Boasting 130K+ item uploads, Japan’s XZ app is exploring revenue streams from fashion business



XZ (pronounced “closet”) is an online fashion community launched back in September 2014, aiming to help young women enjoy wearing more variety of clothes. In this space, we have recently seen launches of some similar services, such as Primode giving users chat-based outfit recommendations as well as subscription-based fashion item rental service AirCloset. But XZ is distinguished for giving users opportunities to mix and match new items with the clothes they already have in their closet.

Almost a half of their users are females aged from 18 to 26. More than 130,000 fashion items and 22,000 outfit patterns have been uploaded from users to date, increasing by 1,000 new items every day. While women have many clothes in their closet, they are selective about what to wear from among them because they don’t want colleagues to think that they wear the same clothes all times.

The XZ platform addresses these worries in their daily lives, helping them find the best outfit using the clothes already owned – leveraging wisdoms of crowds via social media, rather than encouraging them to buy a new one.

Yoshihiro Ogita, CEO of the platform’s operating company Standing Ovation, explained:

In view of consumer behaviors in fashion, most conventional services are centered on what users do prior to new purchases or how users should handle clothes no longer used. While e-commerce sites and fashion-focused social networks based on snapshot sharing fulfill the former role, peer-to-peer marketplaces or flea market apps are utilized for the latter purpose. But we help users find how to enjoy themselves more with the clothes they have.

Making good outfits even with inexpensive fashion items

XZ’s calendar function

Every user uploads about 30 fashion items to the XZ platform on average, which is extremely higher than was expected by the Standing Ovation team, which foresaw an average of 10 items at most.
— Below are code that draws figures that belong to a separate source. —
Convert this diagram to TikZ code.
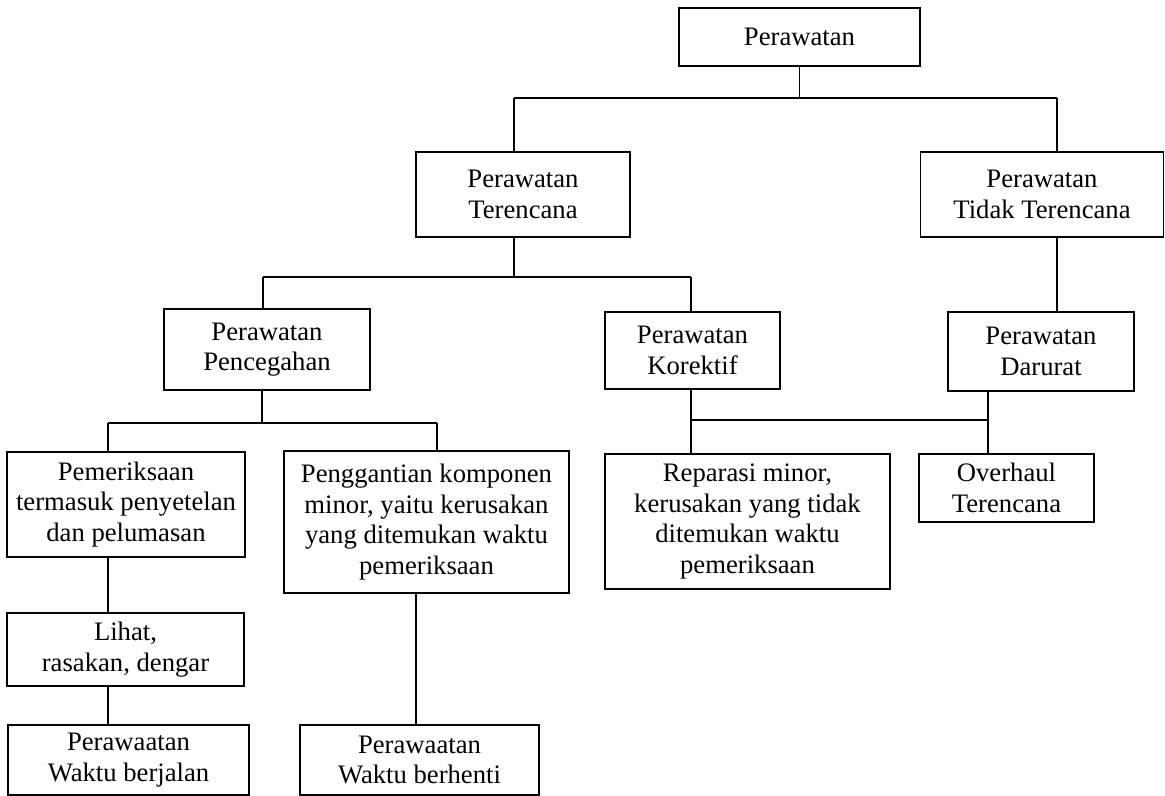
\documentclass[tikz,border=0pt]{standalone}
\usepackage{fontspec}
\setmainfont{Liberation Serif}
\tikzset{
  bx/.style n args={2}{draw, line width=1.2pt, minimum width=#1*0.75pt, minimum height=#2*0.75pt,
    inner sep=0pt, align=center, font=\fontsize{20}{23}\selectfont},
  conn/.style={line width=1.2pt}
}
\begin{document}
\begin{tikzpicture}[x=0.75pt,y=-0.75pt]
\useasboundingbox (0,0) rectangle (1165,796);
% boxes
\node[bx={241}{58}]  (top) at (799.5,37)   {Perawatan};
\node[bx={214}{85}]  (ter) at (523,194.5)  {Perawatan\\Terencana};
\node[bx={243}{85}]  (tid) at (1042,194.5) {Perawatan\\Tidak Terencana};
\node[bx={206}{81}]  (pen) at (267,349.5)  {Perawatan\\Pencegahan};
\node[bx={175}{77}]  (kor) at (692.5,350.5) {Perawatan\\Korektif};
\node[bx={186}{79}]  (dar) at (1041,351.5) {Perawatan\\Darurat};
\node[bx={238}{105}] (pem) at (126,504.5)  {Pemeriksaan\\termasuk penyetelan\\dan pelumasan};
\node[bx={285}{142}] (peng) at (426.5,522) {Penggantian komponen\\minor, yaitu kerusakan\\yang ditemukan waktu\\pemeriksaan};
\node[bx={285}{135}] (rep) at (747.5,521.5) {Reparasi minor,\\kerusakan yang tidak\\ditemukan waktu\\pemeriksaan};
\node[bx={175}{68}]  (ovh) at (1006.5,488) {Overhaul\\Terencana};
\node[bx={237}{73}]  (lih) at (125.5,649.5) {Lihat,\\rasakan, dengar};
\node[bx={241}{70}]  (jal) at (128.5,760)  {Perawaatan\\Waktu berjalan};
\node[bx={239}{70}]  (hen) at (419.5,760)  {Perawaatan\\Waktu berhenti};
% bus coordinates
\coordinate (b1L) at (514,98);
\coordinate (b1R) at (1057,98);
\coordinate (b2L) at (263,277);
\coordinate (b2R) at (691,277);
\coordinate (b3L) at (108,423);
\coordinate (b3M) at (262,423);
\coordinate (b3R) at (437,423);
\coordinate (b4L) at (691,420);
\coordinate (b4R) at (988,420);
\coordinate (c4) at (416,660);
% connectors
\draw[conn] (top.south) -- (top.south |- b1L);
\draw[conn] (b1L) -- (b1R);
\draw[conn] (b1L) -- (b1L |- ter.north);
\draw[conn] (b1R) -- (b1R |- tid.north);
\draw[conn] (b1R |- tid.south) -- (b1R |- dar.north);
\draw[conn] (b1L |- ter.south) -- (b1L |- b2L);
\draw[conn] (b2L) -- (b2R);
\draw[conn] (b2L) -- (b2L |- pen.north);
\draw[conn] (b2R) -- (b2R |- kor.north);
\draw[conn] (b3M |- pen.south) -- (b3M);
\draw[conn] (b3L) -- (b3R);
\draw[conn] (b3L) -- (b3L |- pem.north);
\draw[conn] (b3R) -- (b3R |- peng.north);
\draw[conn] (b3L |- pem.south) -- (b3L |- lih.north);
\draw[conn] (b3L |- lih.south) -- (b3L |- jal.north);
\draw[conn] (c4 |- peng.south) -- (c4 |- hen.north);
\draw[conn] (b4L |- kor.south) -- (b4L |- rep.north);
\draw[conn] (b4L) -- (b4R);
\draw[conn] (b4R |- dar.south) -- (b4R |- ovh.north);
\end{tikzpicture}
\end{document}
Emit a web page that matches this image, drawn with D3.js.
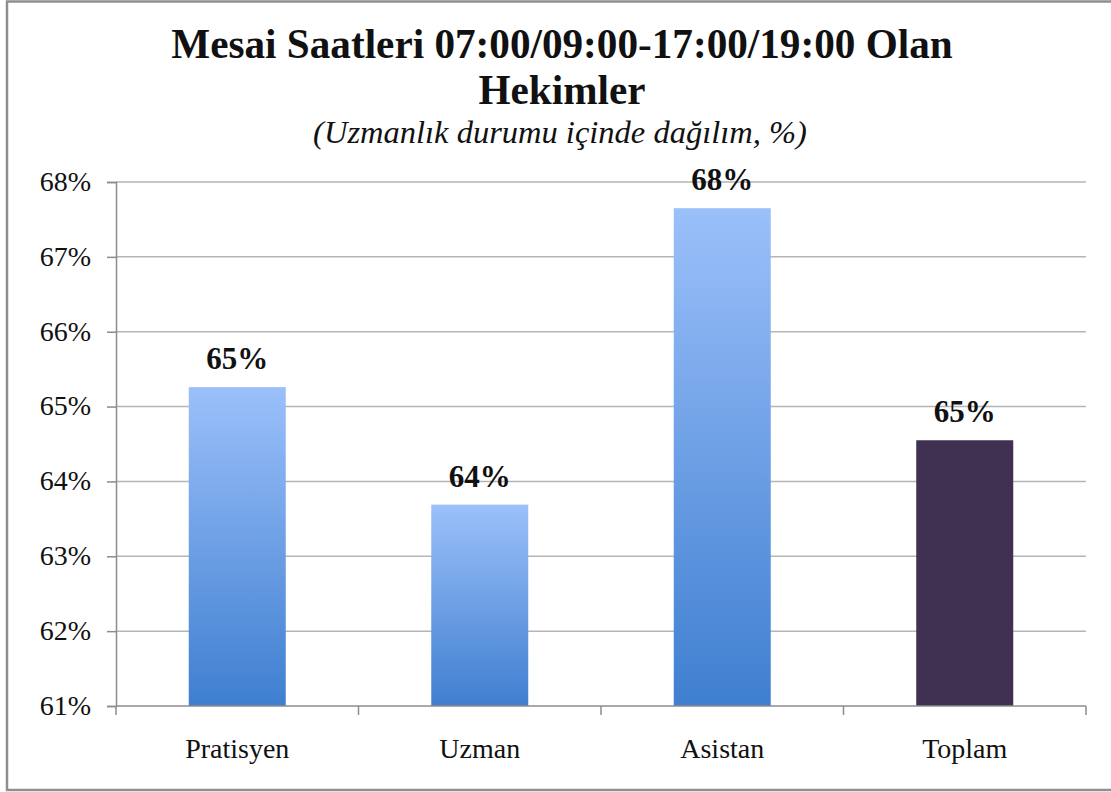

According to Ogita, 11% of these items are used for creating new outfits on the platform, where users are some 10 times more active than most user-generated content sharing platforms; this is because users post articles based on their belongings.

Ogita was surprised to see a variety of fashion items ranging from fast-fashion to high-end labels have been uploaded on the platform. Furthermore, many items used for creating outfits are from fast-fashion labels. Beyond assumptions that many people don’t want to say they have only fast-fashion items, users are enjoying highlighting their skills and sensibilities that allow them to create cute outfits using inexpensive items.

They recently launched the calendar function, enabling users to remind which outfit they have chosen each working day. This will encourage users to register more fashion items on the platform while contributing to an improved user retention rate. Furthermore, the lab team is developing a new feature that notifies users when their items are used to create new outfits, or helping a user find other users that she can share her taste with. Looking ahead, the platform will be enhanced to let like-minded users connect with each others based on attributes like preferable brands or age brackets.

Ogita added:

We have received much feedback from users. Based on that, we will roll out a new feature in April, to help users find the best outfit from their items for a first date with someone.

Monetization strategies

Multiple outfits created with the same fashion item.

Although initially a C2C (consumer-to-consumer) marketplace launch was planned, the team is focused on community-building reflecting user feedback now. The uploaded items are what users prefer to keep wearing and not intended for sale to someone else.

An analogy comes to mind: when the social shopping was all the fuss, typical social
network services failed miserably in making money upon integration with e-commerce platforms. This happened as user mindsets on social network platforms differ from those on e-commerce platforms. Users visit a social network service to communicate with friends, a completely different mindset when buying something. The same holds for XZ.

The Standing Ovation team will allow fashion brands to create their own closet on the platform to monetize. By letting brands publish their new items through an own closet to users while ascertaining how their items are utilized for creating outfits by users. As traffic further increases, they plan to establish an advertising business on the platform too.

This will provide substantial benefit to users because it facilitates new item purchases
while considering outfits with what they already have in their closet. The company has several premium functions, allowing users to sort out items in order of clothing pattern or seek professional advice for better outfits.

Huge potential

XZ users start using the platform because they want to manage their fashion items. Once started, they enjoy discovering new outfits and ideas there. To help more people easily understand this experience, the company offers an additional menu that lets users ask a warehousing company to take and upload pictures of their fashion items.

Ogita is spending much effort to enhance the potential and the convenience of the XZ platform.

If a partnership with a job search portal in the fashion industry is established, employers can check the fashion sense of potential employees by seeing what kind of outfits or clothes they have in their closet, to realize a better matchmaking. If partnered with a leading fashion magazine company, they can help find fashionable girls using XZ as a model audition platform, even in rural areas.

Moreover, if apparel brands can integrate their customer database or purchase history with the XZ platform, they can better serve customers beyond purchases since they can understand how customers use these items by discerning user behaviors on the platform.

Ogita concluded:

Our service is highly connected to users, it is totally about what they have. Not only as a reference, they can also style themselves based on it the next day or perhaps the same day as well. We hope to become a standard for daily-use fashion apps.